Elsewhere, Jono Jones took a 15 second lead on the day, but a few slip-ups saw Ash Mullane drop off the day’s podium, with Don Howe moving up to second place and newcomer, Matthew De Villanueva (Badassbikes) moving into third place. Fellow Cotic rider, Finlay Clay, retained his lead by 6 seconds on Ollie Carter, with Ian Pidgeon (The OC) in third. Paul Mackie dropped to second place behind Andy Sadler in the Vets category.

Overall Winners

Once all the dust had settled and prizes were given out to each of the day’s winners, the Overall Winners took the podium.

My 40 second lead on Day Three, together with a marginal gap on Day One was enough to secure First place for Wideopenmag in the Overall Women’s category on my big-wheels-short-travel Cotic Flare, with Rachael Gurney (Boost Bikes Co/Off-Road) coming second on her small-wheels-big-travel Cotic Rocket, and Cannondale Girls’ rider, Adel Tyson-Bloor claimed third place.

Jono Jones (DMR Bikes) obviously took overall win in the Open Men’s category after comfortably securing a win on each day and being the fastest overall rider on every stage, putting over 2 minutes into the rest of the competitors. Ash Mullane (Boost Bikes Co – Rocketbikes) had put in enough hard work on day one and two to grab second overall, with Don Howe (Kustom Bikes) 15 seconds behind in third.

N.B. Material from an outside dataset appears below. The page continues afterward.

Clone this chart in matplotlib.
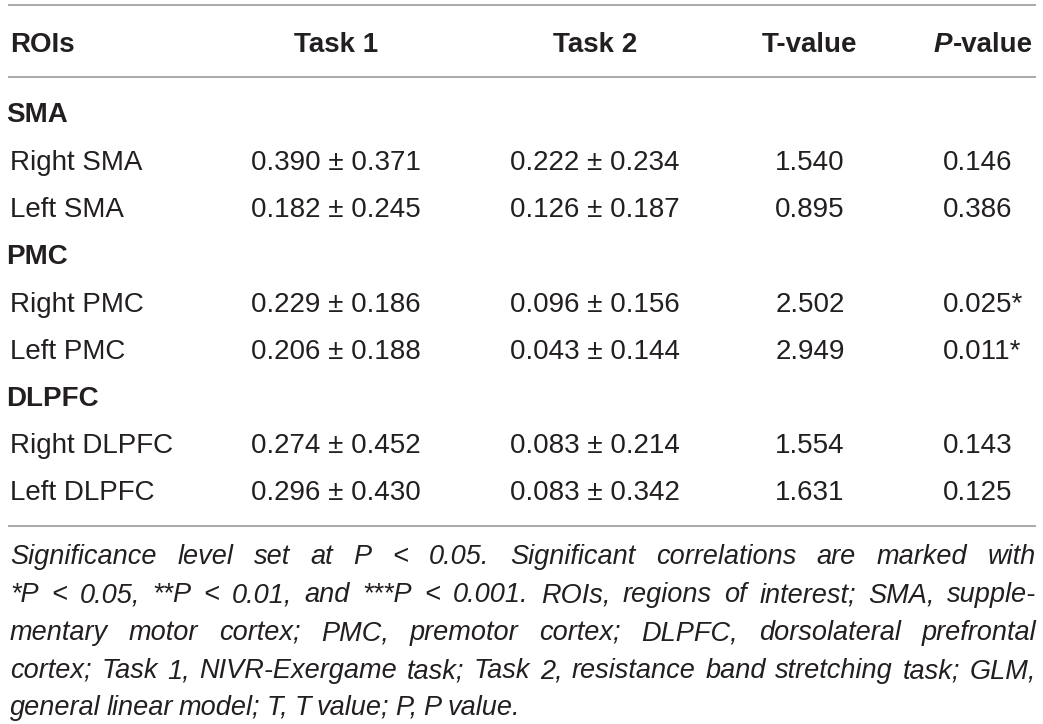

Finlay Clay (Wild Bike Ltd) finally came out on top for the Hardtail category, also claiming 7th Overall fastest rider on his BFe, with Ollie Carter (Identiti Bikes) close behind in Second (10th Overall) and Ian Pidgeon (The OC) in Third.

Despite a glitch on Sunday, Paul Mackie (Merida Bikes UK) made a 12 second lead in the Overall Vets category, also claiming 13th Overall, with fellow Merida rider, Andy Sadler, in second and Rich Freshwater (Pivot Boompods Racing) in Third.

The winners took away a mix of DMR grips and pedals, and some very bling Lezyne tools.